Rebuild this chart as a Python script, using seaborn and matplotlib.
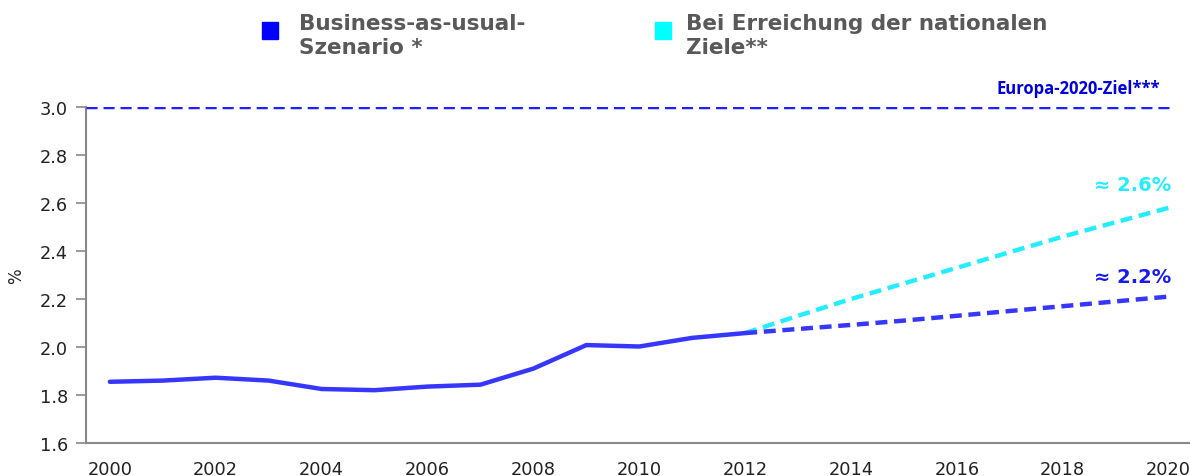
import matplotlib
matplotlib.use("Agg")
import matplotlib.pyplot as plt
from matplotlib.patches import Rectangle
import seaborn as sns
import pandas as pd

# ---- data ----
hist_years = [2000, 2001, 2002, 2003, 2004, 2005, 2006, 2007, 2008, 2009, 2010, 2011, 2012]
hist_values = [1.855, 1.86, 1.872, 1.86, 1.825, 1.82, 1.835, 1.843, 1.91, 2.008, 2.002, 2.038, 2.058]

proj_years = [2012, 2013, 2014, 2015, 2016, 2017, 2018, 2019, 2020]
bau_values = [2.058, 2.075, 2.092, 2.11, 2.13, 2.15, 2.17, 2.19, 2.21]
national_values = [2.058, 2.13, 2.20, 2.265, 2.33, 2.395, 2.46, 2.52, 2.58]

target_value = 3.0
x_ticks = [2000, 2002, 2004, 2006, 2008, 2010, 2012, 2014, 2016, 2018, 2020]
y_ticks = [1.6, 1.8, 2.0, 2.2, 2.4, 2.6, 2.8, 3.0]

legend_labels = ["Business-as-usual-\nSzenario *", "Bei Erreichung der nationalen\nZiele**"]
target_label = "Europa-2020-Ziel***"
bau_label = "≈ 2.2%"
national_label = "≈ 2.6%"
y_label = "%"

# ---- style ----
sns.set_style("white")
plt.rcParams['font.family'] = ['DejaVu Sans']

BLUE_LINE = "#3636ff"
CYAN = "#22eeff"
GRAY_TEXT = "#595959"

fig = plt.figure(figsize=(11.9, 4.77), dpi=100)
ax = fig.add_axes([0.0723, 0.0692, 0.9267, 0.7044])

df_hist = pd.DataFrame({"year": hist_years, "value": hist_values})
df_bau = pd.DataFrame({"year": proj_years, "value": bau_values})
df_nat = pd.DataFrame({"year": proj_years, "value": national_values})

xmin, xmax = 1999.55, 2020.38
ax.set_xlim(xmin, xmax)
ax.set_ylim(1.6, 3.0)

# target line from left axis edge to 2020
ax.axhline(target_value, xmin=0, xmax=(2020 - xmin) / (xmax - xmin),
           color="#2020ff", lw=2.5, dashes=(3.2, 1.7), zorder=3)

sns.lineplot(data=df_nat, x="year", y="value", ax=ax, color=CYAN, lw=3.2,
             zorder=3).lines[-1].set_dashes((2.7, 1.5))
sns.lineplot(data=df_bau, x="year", y="value", ax=ax, color=BLUE_LINE, lw=3.2,
             zorder=4).lines[-1].set_dashes((2.7, 1.5))
sns.lineplot(data=df_hist, x="year", y="value", ax=ax, color=BLUE_LINE, lw=3.2,
             zorder=5)

ax.set_xticks(x_ticks)
ax.set_yticks(y_ticks)
ax.set_yticklabels([f"{v:.1f}" for v in y_ticks])
ax.tick_params(axis="x", length=0, pad=12, labelsize=12.8, labelcolor="#222222")
ax.tick_params(axis="y", length=7, width=1.2, color="#888888", pad=6,
               labelsize=12.8, labelcolor="#222222", left=True)
ax.set_xlabel("")
ax.set_ylabel(y_label, fontsize=12, color="#222222")
ax.yaxis.set_label_coords(-0.055, 0.5)

for s in ["top", "right"]:
    ax.spines[s].set_visible(False)
for s in ["left", "bottom"]:
    ax.spines[s].set_color("#888888")
    ax.spines[s].set_linewidth(1.5)

# annotations
ax.text(2020.05, 2.679, national_label, color=CYAN, fontsize=14, fontweight="bold",
        ha="right", va="center")
ax.text(2020.05, 2.292, bau_label, color="#1a1aee", fontsize=14, fontweight="bold",
        ha="right", va="center")
fig.text(0.975, 1 - 89 / 477, target_label, color="#0000dd", fontsize=12,
         fontweight="bold", family=["Open Sans", "DejaVu Sans"], ha="right", va="center")

# legend (manual)
fig.patches.append(Rectangle((262 / 1190, 1 - 40 / 477), 16 / 1190, 17 / 477,
                             transform=fig.transFigure, color="#0000ff", figure=fig))
fig.patches.append(Rectangle((655 / 1190, 1 - 40 / 477), 16 / 1190, 17 / 477,
                             transform=fig.transFigure, color="#00ffff", figure=fig))
fig.text(299 / 1190, 1 - 14 / 477, legend_labels[0], color=GRAY_TEXT, fontsize=15.5,
         fontweight="bold", ha="left", va="top", linespacing=1.22)
fig.text(686 / 1190, 1 - 14 / 477, legend_labels[1], color=GRAY_TEXT, fontsize=15.5,
         fontweight="bold", ha="left", va="top", linespacing=1.22)

fig.savefig("out.png", dpi=100)
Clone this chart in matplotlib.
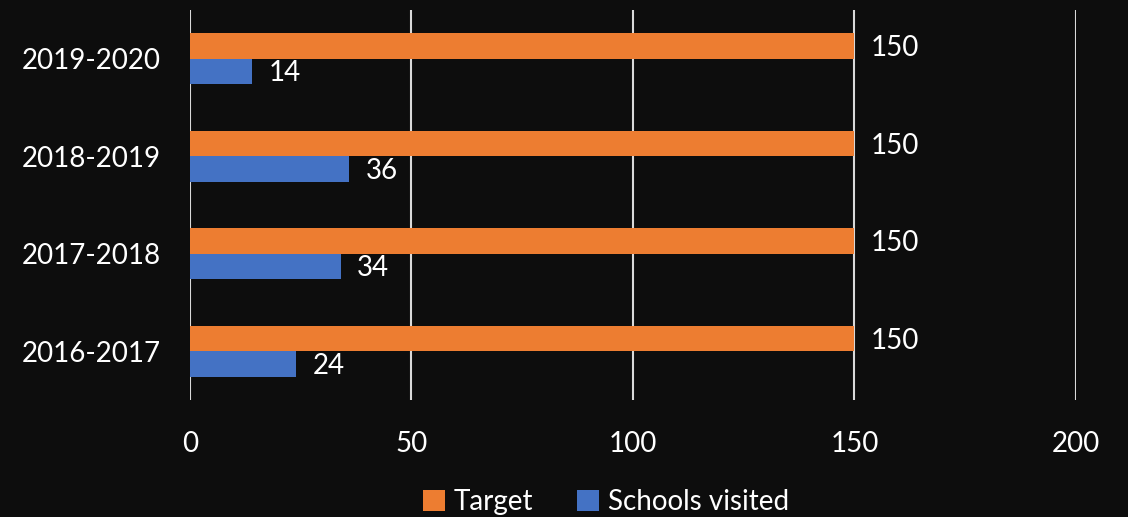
import numpy as np
import matplotlib.pyplot as plt

plt.rcParams['font.family'] = ['Lato', 'DejaVu Sans']

# data
years = ['2016-2017', '2017-2018', '2018-2019', '2019-2020']
target = [150, 150, 150, 150]
visited = [24, 34, 36, 14]

bg = '#0d0d0d'
orange = '#ed7d31'
blue = '#4472c4'

fig = plt.figure(figsize=(11.28, 5.17), dpi=100, facecolor=bg)
ax = fig.add_axes([0.1684, 0.2263, 0.7855, 0.7544], facecolor=bg)

y = np.arange(len(years))
h = 0.26
b1 = ax.barh(y + h / 2, target, height=h, color=orange, label='Target', zorder=3)
b2 = ax.barh(y - h / 2, visited, height=h, color=blue, label='Schools visited', zorder=3)

for bars in (b1, b2):
    for bar in bars:
        w = bar.get_width()
        ax.text(w + 3.7, bar.get_y() + bar.get_height() / 2 - 0.02, f'{w:g}',
                color='white', fontsize=20, va='center', ha='left')

ax.set_xlim(0, 200)
ax.set_ylim(-0.5, 3.5)
ax.set_xticks([0, 50, 100, 150, 200])
ax.set_yticks(y)
ax.set_yticklabels(years)
ax.xaxis.grid(True, color='#d9d9d9', linewidth=1.5, zorder=0)
ax.tick_params(axis='both', colors='white', labelsize=20, length=0)
ax.tick_params(axis='x', pad=22)
ax.tick_params(axis='y', pad=21)
for s in ax.spines.values():
    s.set_visible(False)

leg = fig.legend(handles=[b1, b2], loc='lower center', bbox_to_anchor=(0.537, -0.045),
                 ncol=2, frameon=False, fontsize=20, labelcolor='white',
                 handlelength=0.8, handleheight=0.8, handletextpad=0.3, columnspacing=1.6)

fig.savefig('out.png', dpi=100, facecolor=bg)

▶ **GOAL**
Print the entries as they stand, first line through the line holding "2.002, 2.038, 2.058]", with every picture removed.

▶ **COMPLETED EXERCISE**
Rebuild this chart as a Python script, using seaborn and matplotlib.
import matplotlib
matplotlib.use("Agg")
import matplotlib.pyplot as plt
from matplotlib.patches import Rectangle
import seaborn as sns
import pandas as pd

# ---- data ----
hist_years = [2000, 2001, 2002, 2003, 2004, 2005, 2006, 2007, 2008, 2009, 2010, 2011, 2012]
hist_values = [1.855, 1.86, 1.872, 1.86, 1.825, 1.82, 1.835, 1.843, 1.91, 2.008, 2.002, 2.038, 2.058]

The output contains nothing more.